GOAL OF THE EXERCISE
Quote only the lines from the top of the listing below down to and including the line with "fig.add_artist(Line2D([0, 848 /".

# START OF MATERIAL SUPPLIED

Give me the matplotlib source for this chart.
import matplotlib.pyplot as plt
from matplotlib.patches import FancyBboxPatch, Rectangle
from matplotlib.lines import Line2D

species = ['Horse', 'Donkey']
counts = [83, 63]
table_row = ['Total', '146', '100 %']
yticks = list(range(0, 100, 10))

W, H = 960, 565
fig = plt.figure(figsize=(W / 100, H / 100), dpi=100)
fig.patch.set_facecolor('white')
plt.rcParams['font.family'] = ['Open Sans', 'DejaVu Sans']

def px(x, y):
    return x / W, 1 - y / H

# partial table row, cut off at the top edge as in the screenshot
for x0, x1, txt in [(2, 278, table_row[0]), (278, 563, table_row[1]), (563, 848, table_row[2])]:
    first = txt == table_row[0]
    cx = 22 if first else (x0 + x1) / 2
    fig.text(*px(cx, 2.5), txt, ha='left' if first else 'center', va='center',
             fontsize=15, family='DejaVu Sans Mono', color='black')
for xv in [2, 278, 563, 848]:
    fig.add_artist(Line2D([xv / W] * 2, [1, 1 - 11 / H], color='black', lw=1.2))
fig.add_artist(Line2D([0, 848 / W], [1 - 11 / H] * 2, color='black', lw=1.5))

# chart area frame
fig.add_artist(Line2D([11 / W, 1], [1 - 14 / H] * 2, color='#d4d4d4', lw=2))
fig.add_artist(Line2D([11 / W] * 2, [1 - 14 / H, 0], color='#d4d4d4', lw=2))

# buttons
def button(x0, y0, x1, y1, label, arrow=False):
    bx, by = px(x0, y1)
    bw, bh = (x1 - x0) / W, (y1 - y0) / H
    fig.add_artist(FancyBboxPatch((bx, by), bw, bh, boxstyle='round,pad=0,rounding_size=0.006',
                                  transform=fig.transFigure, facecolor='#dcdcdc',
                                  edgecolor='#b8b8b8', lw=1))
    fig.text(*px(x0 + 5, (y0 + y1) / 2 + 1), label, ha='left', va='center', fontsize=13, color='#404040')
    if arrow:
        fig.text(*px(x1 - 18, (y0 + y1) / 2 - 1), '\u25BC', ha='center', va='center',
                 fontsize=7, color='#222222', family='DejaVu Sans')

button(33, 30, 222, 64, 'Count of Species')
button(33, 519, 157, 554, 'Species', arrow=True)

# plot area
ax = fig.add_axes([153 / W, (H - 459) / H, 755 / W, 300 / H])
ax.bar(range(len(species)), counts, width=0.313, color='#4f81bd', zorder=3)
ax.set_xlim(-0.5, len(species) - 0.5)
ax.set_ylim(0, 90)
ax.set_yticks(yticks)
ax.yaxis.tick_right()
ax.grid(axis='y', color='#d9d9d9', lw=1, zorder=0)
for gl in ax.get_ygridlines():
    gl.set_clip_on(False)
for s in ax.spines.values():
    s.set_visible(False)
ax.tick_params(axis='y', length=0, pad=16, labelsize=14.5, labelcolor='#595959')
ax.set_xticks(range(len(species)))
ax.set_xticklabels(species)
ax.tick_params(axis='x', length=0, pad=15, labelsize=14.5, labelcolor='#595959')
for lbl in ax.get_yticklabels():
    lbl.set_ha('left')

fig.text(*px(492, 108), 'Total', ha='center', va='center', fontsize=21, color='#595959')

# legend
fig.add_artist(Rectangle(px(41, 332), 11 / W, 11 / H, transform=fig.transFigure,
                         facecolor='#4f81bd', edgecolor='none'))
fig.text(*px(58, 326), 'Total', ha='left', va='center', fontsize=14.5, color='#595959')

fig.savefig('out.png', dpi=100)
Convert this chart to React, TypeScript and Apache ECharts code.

# END OF MATERIAL SUPPLIED

PROBLEM SOLUTION
Give me the matplotlib source for this chart.
import matplotlib.pyplot as plt
from matplotlib.patches import FancyBboxPatch, Rectangle
from matplotlib.lines import Line2D

species = ['Horse', 'Donkey']
counts = [83, 63]
table_row = ['Total', '146', '100 %']
yticks = list(range(0, 100, 10))

W, H = 960, 565
fig = plt.figure(figsize=(W / 100, H / 100), dpi=100)
fig.patch.set_facecolor('white')
plt.rcParams['font.family'] = ['Open Sans', 'DejaVu Sans']

def px(x, y):
    return x / W, 1 - y / H

# partial table row, cut off at the top edge as in the screenshot
for x0, x1, txt in [(2, 278, table_row[0]), (278, 563, table_row[1]), (563, 848, table_row[2])]:
    first = txt == table_row[0]
    cx = 22 if first else (x0 + x1) / 2
    fig.text(*px(cx, 2.5), txt, ha='left' if first else 'center', va='center',
             fontsize=15, family='DejaVu Sans Mono', color='black')
for xv in [2, 278, 563, 848]:
    fig.add_artist(Line2D([xv / W] * 2, [1, 1 - 11 / H], color='black', lw=1.2))
fig.add_artist(Line2D([0, 848 / W], [1 - 11 / H] * 2, color='black', lw=1.5))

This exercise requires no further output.